● What is needed
Retype the whole listing, please, keeping every line exact and dropping the pictures.

● Given data
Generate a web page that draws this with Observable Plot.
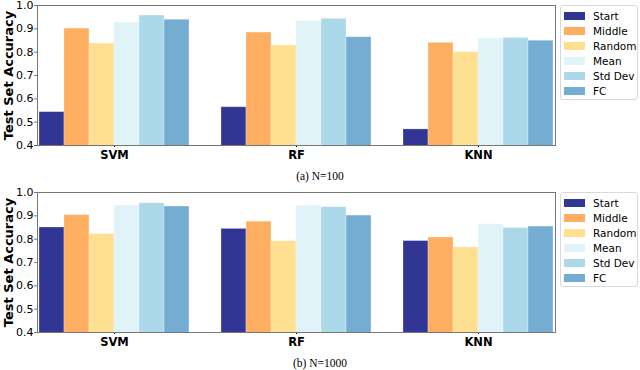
<!DOCTYPE html>
<html>
<head>
<meta charset="utf-8">
<script src="https://cdn.jsdelivr.net/npm/d3@7"></script>
<script src="https://cdn.jsdelivr.net/npm/@observablehq/plot@0.6"></script>
<style>
  html, body { margin: 0; padding: 0; background: #fff; }
  #wrap { position: relative; width: 640px; height: 370px; font-family: "DejaVu Sans", sans-serif; }
  .panel { position: absolute; left: 0; width: 640px; }
  .legend { position: absolute; left: 560px; top: 5px; width: 78px; height: 95px; border: 1px solid #d9d9d9; border-radius: 3px; background: #fff; box-sizing: border-box; }
  .legend .row { position: absolute; left: 3px; height: 15px; display: flex; align-items: center; font-size: 10.5px; color: #000; }
  .legend .sw { width: 21px; height: 8px; margin-right: 8px; }
  .caption { position: absolute; left: 0; width: 640px; text-align: center; font-family: "Liberation Serif", "Times New Roman", serif; font-size: 11.5px; color: #000; }
</style>
</head>
<body>
<div id="wrap"></div>
<script>
const classifiers = ["SVM", "RF", "KNN"];
const methods = ["Start", "Middle", "Random", "Mean", "Std Dev", "FC"];
const colors = ["#313695", "#fdae61", "#fee090", "#e0f3f8", "#abd9e9", "#74add1"];
const yTicks = [0.4, 0.5, 0.6, 0.7, 0.8, 0.9, 1.0];
const captions = ["(a) N=100", "(b) N=1000"];

// accuracy per classifier, in method order
const n100 = {
  SVM: [0.543, 0.901, 0.837, 0.927, 0.957, 0.939],
  RF:  [0.564, 0.884, 0.829, 0.934, 0.943, 0.864],
  KNN: [0.469, 0.840, 0.800, 0.859, 0.861, 0.849]
};
const n1000 = {
  SVM: [0.850, 0.903, 0.822, 0.944, 0.954, 0.940],
  RF:  [0.844, 0.875, 0.791, 0.944, 0.937, 0.901],
  KNN: [0.792, 0.807, 0.765, 0.864, 0.848, 0.854]
};

function rows(obj) {
  const out = [];
  for (const c of classifiers) methods.forEach((m, i) => out.push({clf: c, method: m, value: obj[c][i]}));
  return out;
}

function panel(data) {
  return Plot.plot({
    width: 640,
    height: 165,
    marginLeft: 36,
    marginRight: 85,
    marginTop: 5,
    marginBottom: 20,
    style: {fontFamily: "DejaVu Sans, sans-serif", color: "#000", background: "transparent", overflow: "visible"},
    fx: {domain: classifiers, padding: 0.155},
    x: {domain: methods, padding: 0, axis: null},
    y: {domain: [0.4, 1.0]},
    color: {domain: methods, range: colors},
    marks: [
      Plot.barY(data, {fx: "clf", x: "method", y: "value", fill: "method", stroke: "#ffffff", strokeOpacity: 0.35, strokeWidth: 0.8, clip: true}),
      Plot.axisY({ticks: yTicks, tickFormat: ".1f", tickSize: 3, tickPadding: 1, fontSize: 11, stroke: "#777", label: null}),
      Plot.axisY({ticks: [], label: "Test Set Accuracy", labelAnchor: "center", labelArrow: "none", labelOffset: 34, fontSize: 13, fontWeight: "bold"}),
      Plot.axisFx({anchor: "bottom", label: null, tickSize: 2, tickPadding: 3, fontSize: 11.5, fontWeight: "bold"}),
      Plot.frame({facet: "super", stroke: "#777", strokeWidth: 1})
    ]
  });
}

const wrap = document.getElementById("wrap");
[n100, n1000].forEach((d, k) => {
  const top = k * 187;
  const p = document.createElement("div");
  p.className = "panel";
  p.style.top = top + "px";
  p.appendChild(panel(rows(d)));
  wrap.appendChild(p);

  const lg = document.createElement("div");
  lg.className = "legend";
  lg.style.top = (top + 5) + "px";
  methods.forEach((m, i) => {
    const r = document.createElement("div");
    r.className = "row";
    r.style.top = (2 + i * 15) + "px";
    const sw = document.createElement("span");
    sw.className = "sw";
    sw.style.background = colors[i];
    r.appendChild(sw);
    r.appendChild(document.createTextNode(m));
    lg.appendChild(r);
  });
  wrap.appendChild(lg);

  const cap = document.createElement("div");
  cap.className = "caption";
  cap.style.top = (top + 170) + "px";
  cap.textContent = captions[k];
  wrap.appendChild(cap);
});
</script>
</body>
</html>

● Worked solution
Generate a web page that draws this with Observable Plot.
<!DOCTYPE html>
<html>
<head>
<meta charset="utf-8">
<script src="https://cdn.jsdelivr.net/npm/d3@7"></script>
<script src="https://cdn.jsdelivr.net/npm/@observablehq/plot@0.6"></script>
<style>
  html, body { margin: 0; padding: 0; background: #fff; }
  #wrap { position: relative; width: 640px; height: 370px; font-family: "DejaVu Sans", sans-serif; }
  .panel { position: absolute; left: 0; width: 640px; }
  .legend { position: absolute; left: 560px; top: 5px; width: 78px; height: 95px; border: 1px solid #d9d9d9; border-radius: 3px; background: #fff; box-sizing: border-box; }
  .legend .row { position: absolute; left: 3px; height: 15px; display: flex; align-items: center; font-size: 10.5px; color: #000; }
  .legend .sw { width: 21px; height: 8px; margin-right: 8px; }
  .caption { position: absolute; left: 0; width: 640px; text-align: center; font-family: "Liberation Serif", "Times New Roman", serif; font-size: 11.5px; color: #000; }
</style>
</head>
<body>
<div id="wrap"></div>
<script>
const classifiers = ["SVM", "RF", "KNN"];
const methods = ["Start", "Middle", "Random", "Mean", "Std Dev", "FC"];
const colors = ["#313695", "#fdae61", "#fee090", "#e0f3f8", "#abd9e9", "#74add1"];
const yTicks = [0.4, 0.5, 0.6, 0.7, 0.8, 0.9, 1.0];
const captions = ["(a) N=100", "(b) N=1000"];

// accuracy per classifier, in method order
const n100 = {
  SVM: [0.543, 0.901, 0.837, 0.927, 0.957, 0.939],
  RF:  [0.564, 0.884, 0.829, 0.934, 0.943, 0.864],
  KNN: [0.469, 0.840, 0.800, 0.859, 0.861, 0.849]
};
const n1000 = {
  SVM: [0.850, 0.903, 0.822, 0.944, 0.954, 0.940],
  RF:  [0.844, 0.875, 0.791, 0.944, 0.937, 0.901],
  KNN: [0.792, 0.807, 0.765, 0.864, 0.848, 0.854]
};

function rows(obj) {
  const out = [];
  for (const c of classifiers) methods.forEach((m, i) => out.push({clf: c, method: m, value: obj[c][i]}));
  return out;
}

function panel(data) {
  return Plot.plot({
    width: 640,
    height: 165,
    marginLeft: 36,
    marginRight: 85,
    marginTop: 5,
    marginBottom: 20,
    style: {fontFamily: "DejaVu Sans, sans-serif", color: "#000", background: "transparent", overflow: "visible"},
    fx: {domain: classifiers, padding: 0.155},
    x: {domain: methods, padding: 0, axis: null},
    y: {domain: [0.4, 1.0]},
    color: {domain: methods, range: colors},
    marks: [
      Plot.barY(data, {fx: "clf", x: "method", y: "value", fill: "method", stroke: "#ffffff", strokeOpacity: 0.35, strokeWidth: 0.8, clip: true}),
      Plot.axisY({ticks: yTicks, tickFormat: ".1f", tickSize: 3, tickPadding: 1, fontSize: 11, stroke: "#777", label: null}),
      Plot.axisY({ticks: [], label: "Test Set Accuracy", labelAnchor: "center", labelArrow: "none", labelOffset: 34, fontSize: 13, fontWeight: "bold"}),
      Plot.axisFx({anchor: "bottom", label: null, tickSize: 2, tickPadding: 3, fontSize: 11.5, fontWeight: "bold"}),
      Plot.frame({facet: "super", stroke: "#777", strokeWidth: 1})
    ]
  });
}

const wrap = document.getElementById("wrap");
[n100, n1000].forEach((d, k) => {
  const top = k * 187;
  const p = document.createElement("div");
  p.className = "panel";
  p.style.top = top + "px";
  p.appendChild(panel(rows(d)));
  wrap.appendChild(p);

  const lg = document.createElement("div");
  lg.className = "legend";
  lg.style.top = (top + 5) + "px";
  methods.forEach((m, i) => {
    const r = document.createElement("div");
    r.className = "row";
    r.style.top = (2 + i * 15) + "px";
    const sw = document.createElement("span");
    sw.className = "sw";
    sw.style.background = colors[i];
    r.appendChild(sw);
    r.appendChild(document.createTextNode(m));
    lg.appendChild(r);
  });
  wrap.appendChild(lg);

  const cap = document.createElement("div");
  cap.className = "caption";
  cap.style.top = (top + 170) + "px";
  cap.textContent = captions[k];
  wrap.appendChild(cap);
});
</script>
</body>
</html>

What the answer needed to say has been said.